Please transcribe the data that follows without the pictures, keeping every word the same.
### DATASET RECORDS ###
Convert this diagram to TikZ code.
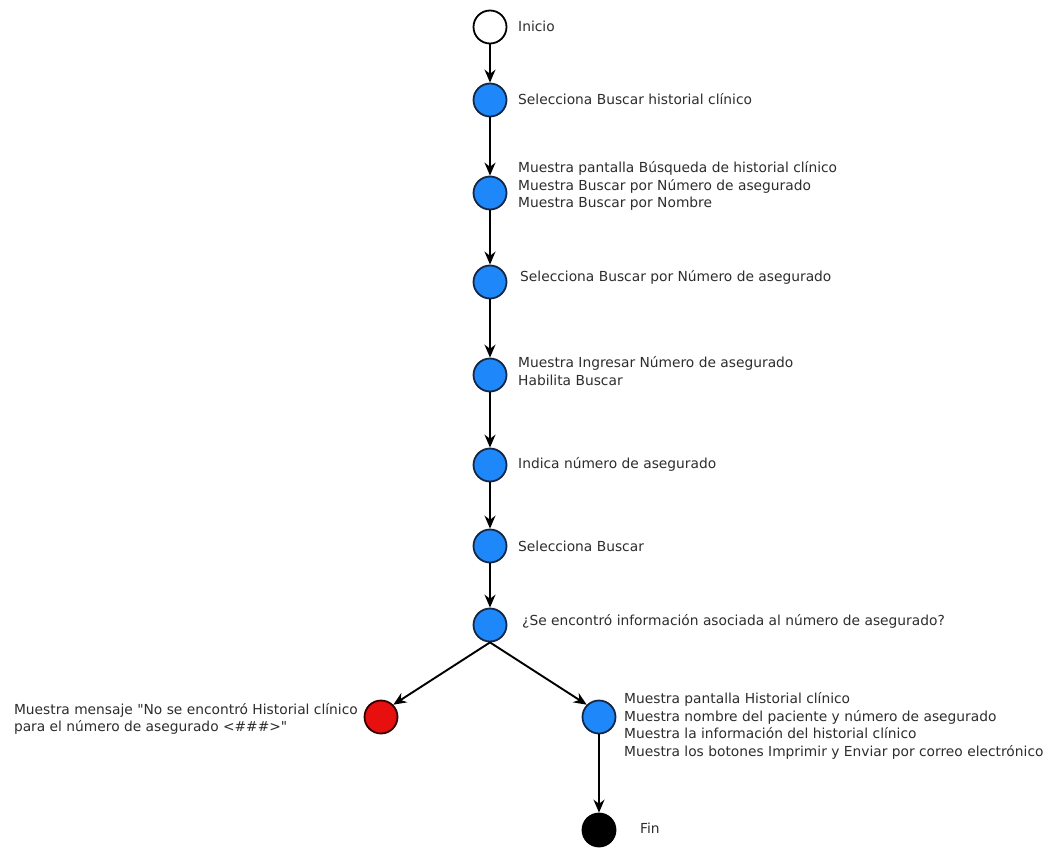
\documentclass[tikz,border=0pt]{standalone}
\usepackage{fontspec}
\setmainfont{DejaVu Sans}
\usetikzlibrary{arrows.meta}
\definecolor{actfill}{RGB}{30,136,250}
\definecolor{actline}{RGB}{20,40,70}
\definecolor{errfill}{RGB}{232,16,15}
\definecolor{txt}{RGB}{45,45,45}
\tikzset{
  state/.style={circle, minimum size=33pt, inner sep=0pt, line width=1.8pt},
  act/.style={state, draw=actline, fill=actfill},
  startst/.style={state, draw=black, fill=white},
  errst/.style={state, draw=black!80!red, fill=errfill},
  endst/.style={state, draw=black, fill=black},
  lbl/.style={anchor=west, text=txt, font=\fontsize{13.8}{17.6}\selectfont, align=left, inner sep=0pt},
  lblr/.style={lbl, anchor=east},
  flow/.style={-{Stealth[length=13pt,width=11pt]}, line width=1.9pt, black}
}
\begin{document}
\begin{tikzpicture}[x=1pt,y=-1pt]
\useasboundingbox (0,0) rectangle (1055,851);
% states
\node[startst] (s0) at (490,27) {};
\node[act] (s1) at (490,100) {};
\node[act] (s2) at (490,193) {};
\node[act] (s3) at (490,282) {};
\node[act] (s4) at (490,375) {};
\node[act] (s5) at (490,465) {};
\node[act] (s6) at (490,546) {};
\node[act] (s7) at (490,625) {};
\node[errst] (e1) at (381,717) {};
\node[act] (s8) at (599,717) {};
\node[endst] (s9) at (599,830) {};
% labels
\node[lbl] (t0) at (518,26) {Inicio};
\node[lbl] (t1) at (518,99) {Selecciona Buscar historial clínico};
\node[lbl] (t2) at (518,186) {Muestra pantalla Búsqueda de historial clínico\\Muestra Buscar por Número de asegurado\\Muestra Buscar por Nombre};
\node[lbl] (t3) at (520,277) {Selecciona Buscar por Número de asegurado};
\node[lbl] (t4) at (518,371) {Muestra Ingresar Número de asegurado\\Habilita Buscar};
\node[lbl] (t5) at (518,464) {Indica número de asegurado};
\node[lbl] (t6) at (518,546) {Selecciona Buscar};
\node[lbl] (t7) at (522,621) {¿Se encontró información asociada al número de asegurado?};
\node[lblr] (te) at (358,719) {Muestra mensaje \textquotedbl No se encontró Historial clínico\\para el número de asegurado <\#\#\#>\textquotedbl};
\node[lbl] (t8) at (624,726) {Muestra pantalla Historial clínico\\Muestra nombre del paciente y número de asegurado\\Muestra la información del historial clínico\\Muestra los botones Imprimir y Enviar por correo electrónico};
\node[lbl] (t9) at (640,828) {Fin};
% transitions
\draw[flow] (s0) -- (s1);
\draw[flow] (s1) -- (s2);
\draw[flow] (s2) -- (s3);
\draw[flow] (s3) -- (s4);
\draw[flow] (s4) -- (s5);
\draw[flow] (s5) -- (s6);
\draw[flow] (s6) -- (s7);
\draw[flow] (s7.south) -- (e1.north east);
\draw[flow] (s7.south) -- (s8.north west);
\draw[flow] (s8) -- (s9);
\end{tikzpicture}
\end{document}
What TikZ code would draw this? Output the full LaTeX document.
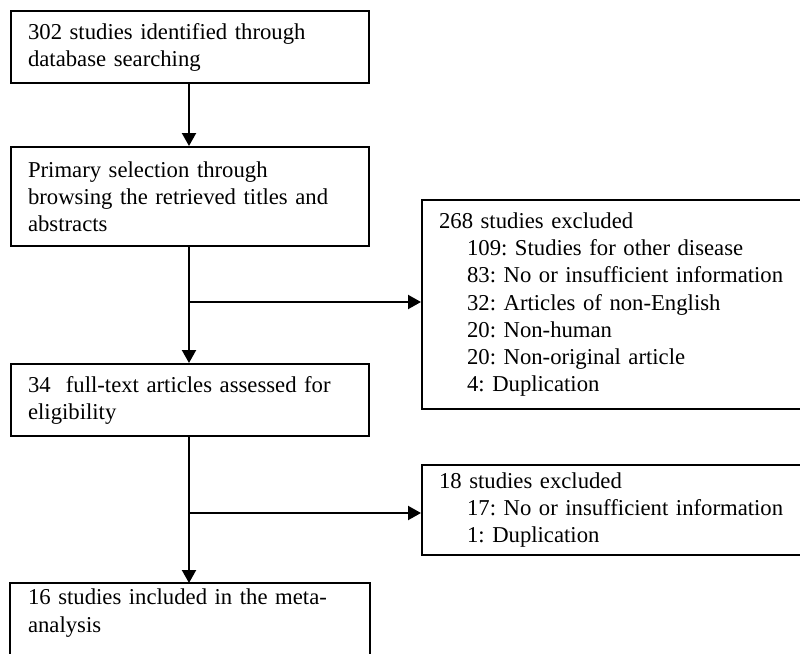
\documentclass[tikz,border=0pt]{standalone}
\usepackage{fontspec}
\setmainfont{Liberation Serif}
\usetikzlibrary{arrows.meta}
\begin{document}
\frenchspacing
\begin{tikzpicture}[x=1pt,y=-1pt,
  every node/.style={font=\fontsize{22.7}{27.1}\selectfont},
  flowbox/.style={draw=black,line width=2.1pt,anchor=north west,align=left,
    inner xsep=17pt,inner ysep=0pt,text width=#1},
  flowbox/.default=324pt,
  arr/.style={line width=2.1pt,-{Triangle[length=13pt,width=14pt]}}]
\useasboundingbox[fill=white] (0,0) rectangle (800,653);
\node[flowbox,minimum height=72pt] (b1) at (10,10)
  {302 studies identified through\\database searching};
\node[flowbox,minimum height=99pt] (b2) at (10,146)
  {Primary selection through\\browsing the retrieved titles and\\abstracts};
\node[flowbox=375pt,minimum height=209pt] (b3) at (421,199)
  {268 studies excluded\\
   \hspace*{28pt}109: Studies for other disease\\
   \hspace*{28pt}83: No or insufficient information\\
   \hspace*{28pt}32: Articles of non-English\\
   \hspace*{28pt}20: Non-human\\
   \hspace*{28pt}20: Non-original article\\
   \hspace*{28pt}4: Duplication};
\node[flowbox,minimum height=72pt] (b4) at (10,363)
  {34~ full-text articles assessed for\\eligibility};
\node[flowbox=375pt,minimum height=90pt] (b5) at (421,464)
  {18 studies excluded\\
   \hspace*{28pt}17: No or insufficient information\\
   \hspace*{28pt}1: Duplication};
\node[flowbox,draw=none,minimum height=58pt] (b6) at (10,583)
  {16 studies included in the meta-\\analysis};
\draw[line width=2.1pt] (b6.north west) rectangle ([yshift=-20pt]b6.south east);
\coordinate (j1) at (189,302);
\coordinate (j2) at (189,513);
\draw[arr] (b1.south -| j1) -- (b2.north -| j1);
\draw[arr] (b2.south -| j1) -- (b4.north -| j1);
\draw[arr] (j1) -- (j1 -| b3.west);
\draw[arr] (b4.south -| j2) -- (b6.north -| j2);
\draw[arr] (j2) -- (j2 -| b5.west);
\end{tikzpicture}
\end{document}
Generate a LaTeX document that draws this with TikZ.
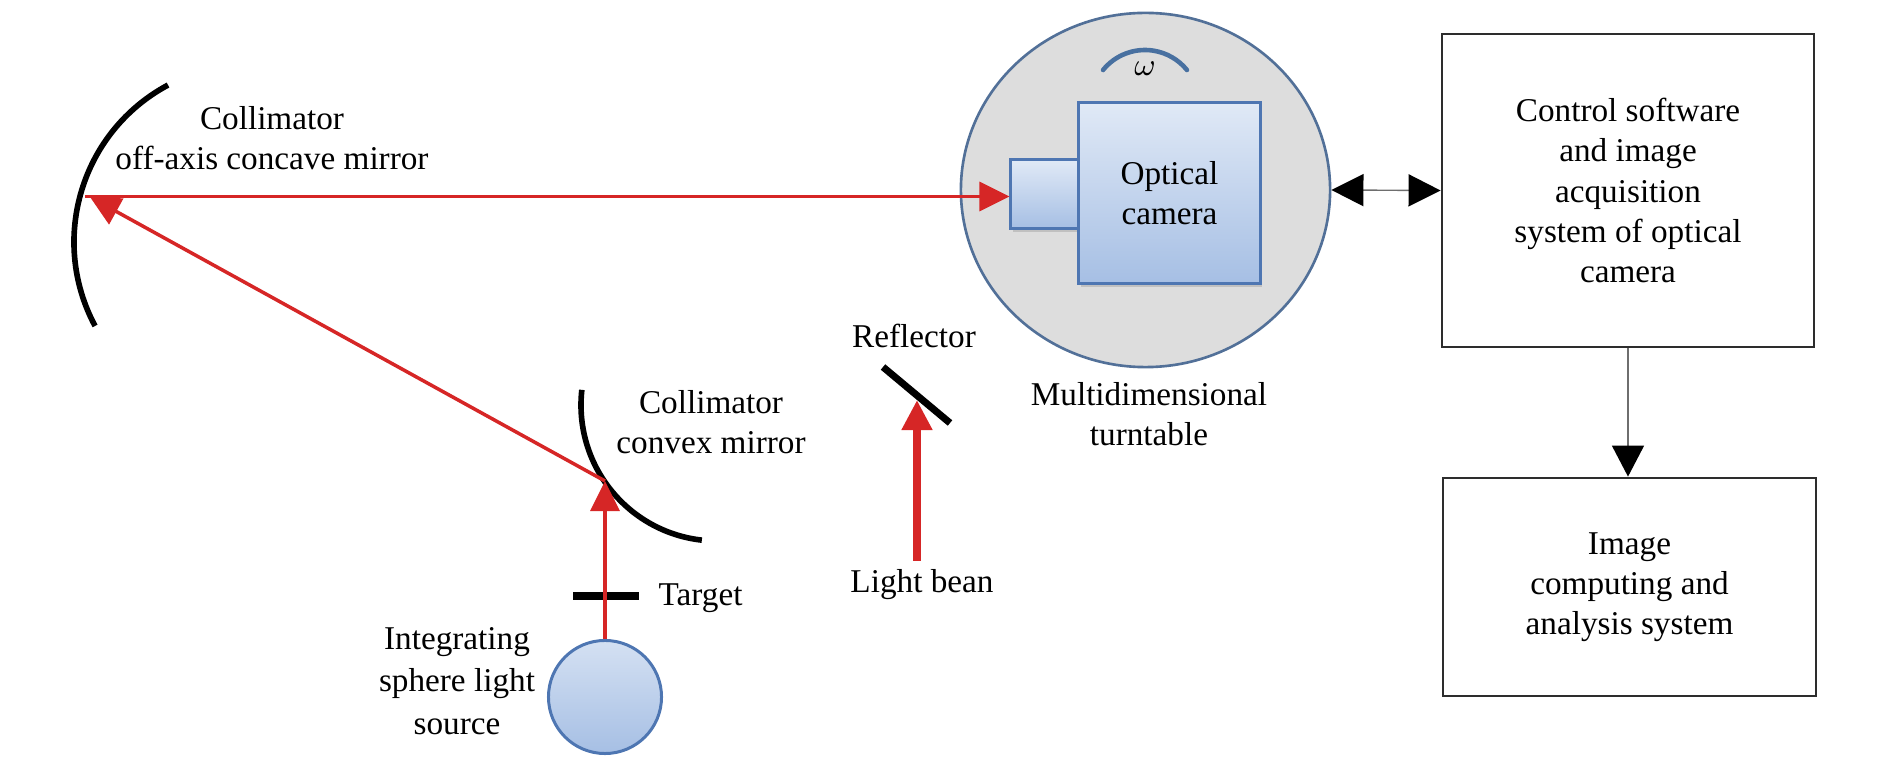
###
» OUTPUT FOR THIS TASK
Convert this diagram to TikZ code.
\documentclass[tikz,border=0pt]{standalone}
\usepackage{fontspec}
\setmainfont{DejaVu Sans}
\usetikzlibrary{arrows.meta}
\definecolor{actfill}{RGB}{30,136,250}
\definecolor{actline}{RGB}{20,40,70}
\definecolor{errfill}{RGB}{232,16,15}
\definecolor{txt}{RGB}{45,45,45}
\tikzset{
  state/.style={circle, minimum size=33pt, inner sep=0pt, line width=1.8pt},
  act/.style={state, draw=actline, fill=actfill},
  startst/.style={state, draw=black, fill=white},
  errst/.style={state, draw=black!80!red, fill=errfill},
  endst/.style={state, draw=black, fill=black},
  lbl/.style={anchor=west, text=txt, font=\fontsize{13.8}{17.6}\selectfont, align=left, inner sep=0pt},
  lblr/.style={lbl, anchor=east},
  flow/.style={-{Stealth[length=13pt,width=11pt]}, line width=1.9pt, black}
}
\begin{document}
\begin{tikzpicture}[x=1pt,y=-1pt]
\useasboundingbox (0,0) rectangle (1055,851);
% states
\node[startst] (s0) at (490,27) {};
\node[act] (s1) at (490,100) {};
\node[act] (s2) at (490,193) {};
\node[act] (s3) at (490,282) {};
\node[act] (s4) at (490,375) {};
\node[act] (s5) at (490,465) {};
\node[act] (s6) at (490,546) {};
\node[act] (s7) at (490,625) {};
\node[errst] (e1) at (381,717) {};
\node[act] (s8) at (599,717) {};
\node[endst] (s9) at (599,830) {};
% labels
\node[lbl] (t0) at (518,26) {Inicio};
\node[lbl] (t1) at (518,99) {Selecciona Buscar historial clínico};
\node[lbl] (t2) at (518,186) {Muestra pantalla Búsqueda de historial clínico\\Muestra Buscar por Número de asegurado\\Muestra Buscar por Nombre};
\node[lbl] (t3) at (520,277) {Selecciona Buscar por Número de asegurado};
\node[lbl] (t4) at (518,371) {Muestra Ingresar Número de asegurado\\Habilita Buscar};
\node[lbl] (t5) at (518,464) {Indica número de asegurado};
\node[lbl] (t6) at (518,546) {Selecciona Buscar};
\node[lbl] (t7) at (522,621) {¿Se encontró información asociada al número de asegurado?};
\node[lblr] (te) at (358,719) {Muestra mensaje \textquotedbl No se encontró Historial clínico\\para el número de asegurado <\#\#\#>\textquotedbl};
\node[lbl] (t8) at (624,726) {Muestra pantalla Historial clínico\\Muestra nombre del paciente y número de asegurado\\Muestra la información del historial clínico\\Muestra los botones Imprimir y Enviar por correo electrónico};
\node[lbl] (t9) at (640,828) {Fin};
% transitions
\draw[flow] (s0) -- (s1);
\draw[flow] (s1) -- (s2);
\draw[flow] (s2) -- (s3);
\draw[flow] (s3) -- (s4);
\draw[flow] (s4) -- (s5);
\draw[flow] (s5) -- (s6);
\draw[flow] (s6) -- (s7);
\draw[flow] (s7.south) -- (e1.north east);
\draw[flow] (s7.south) -- (s8.north west);
\draw[flow] (s8) -- (s9);
\end{tikzpicture}
\end{document}
What TikZ code would draw this? Output the full LaTeX document.
\documentclass[tikz,border=0pt]{standalone}
\usepackage{fontspec}
\setmainfont{Liberation Serif}
\usetikzlibrary{arrows.meta}
\begin{document}
\frenchspacing
\begin{tikzpicture}[x=1pt,y=-1pt,
  every node/.style={font=\fontsize{22.7}{27.1}\selectfont},
  flowbox/.style={draw=black,line width=2.1pt,anchor=north west,align=left,
    inner xsep=17pt,inner ysep=0pt,text width=#1},
  flowbox/.default=324pt,
  arr/.style={line width=2.1pt,-{Triangle[length=13pt,width=14pt]}}]
\useasboundingbox[fill=white] (0,0) rectangle (800,653);
\node[flowbox,minimum height=72pt] (b1) at (10,10)
  {302 studies identified through\\database searching};
\node[flowbox,minimum height=99pt] (b2) at (10,146)
  {Primary selection through\\browsing the retrieved titles and\\abstracts};
\node[flowbox=375pt,minimum height=209pt] (b3) at (421,199)
  {268 studies excluded\\
   \hspace*{28pt}109: Studies for other disease\\
   \hspace*{28pt}83: No or insufficient information\\
   \hspace*{28pt}32: Articles of non-English\\
   \hspace*{28pt}20: Non-human\\
   \hspace*{28pt}20: Non-original article\\
   \hspace*{28pt}4: Duplication};
\node[flowbox,minimum height=72pt] (b4) at (10,363)
  {34~ full-text articles assessed for\\eligibility};
\node[flowbox=375pt,minimum height=90pt] (b5) at (421,464)
  {18 studies excluded\\
   \hspace*{28pt}17: No or insufficient information\\
   \hspace*{28pt}1: Duplication};
\node[flowbox,draw=none,minimum height=58pt] (b6) at (10,583)
  {16 studies included in the meta-\\analysis};
\draw[line width=2.1pt] (b6.north west) rectangle ([yshift=-20pt]b6.south east);
\coordinate (j1) at (189,302);
\coordinate (j2) at (189,513);
\draw[arr] (b1.south -| j1) -- (b2.north -| j1);
\draw[arr] (b2.south -| j1) -- (b4.north -| j1);
\draw[arr] (j1) -- (j1 -| b3.west);
\draw[arr] (b4.south -| j2) -- (b6.north -| j2);
\draw[arr] (j2) -- (j2 -| b5.west);
\end{tikzpicture}
\end{document}
Generate a LaTeX document that draws this with TikZ.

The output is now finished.